The Eagles’ new album

Debuts at number one, with 710,000 copies sold exclusively through Wal-Mart. Billboard traditionally excludes albums sold at only one retailer from its charts, but lifted the rule this week, mostly on the grounds that it would be absurd not to do so, the Times reports:

Many record executives privately criticized the unexpected shift, and some expressed fears that the shift might provide new incentive for artists to sell straight to retail chains like Wal-Mart, Starbucks and others.

Geoff Mayfield, the senior Billboard analyst who oversees the charts, played down any suggestions of strong-arming.

“We were not pressured. I did not get one phone call from Irving Azoff about this,” Mr. Mayfield said, referring to the Eagles’ talent manager, “and I did not get one phone call from Wal-Mart.”
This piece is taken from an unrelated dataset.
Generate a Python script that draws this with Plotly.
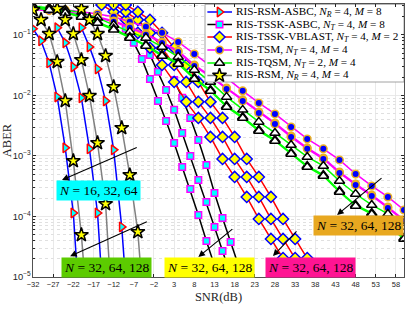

Rather, Mr. Mayfield said, he made the change amid worries that the [sic] Billboard’s brand-name charts, regarded as the industry’s gold standard, were in danger of appearing out of sync with the music market.

Most of the reviews are overly respectful; in this context, you have to love the Guardian

Self-importance is a given in the world of soft rock, but the Eagles’ double-disc comeback propels musical smugness to previously inconceivable proportions.

… and Mr. Jim Derogatis:

How do lyrics such as those, from “Frail Grasp on the Big Picture” and “Business as Usual,” square with the politics of Wal-Mart’s corporate honchos and what many critics call the company’s monopolistic, anti-labor, big business-uber-alles practices? They don’t, but consistency has never been the band’s strong point.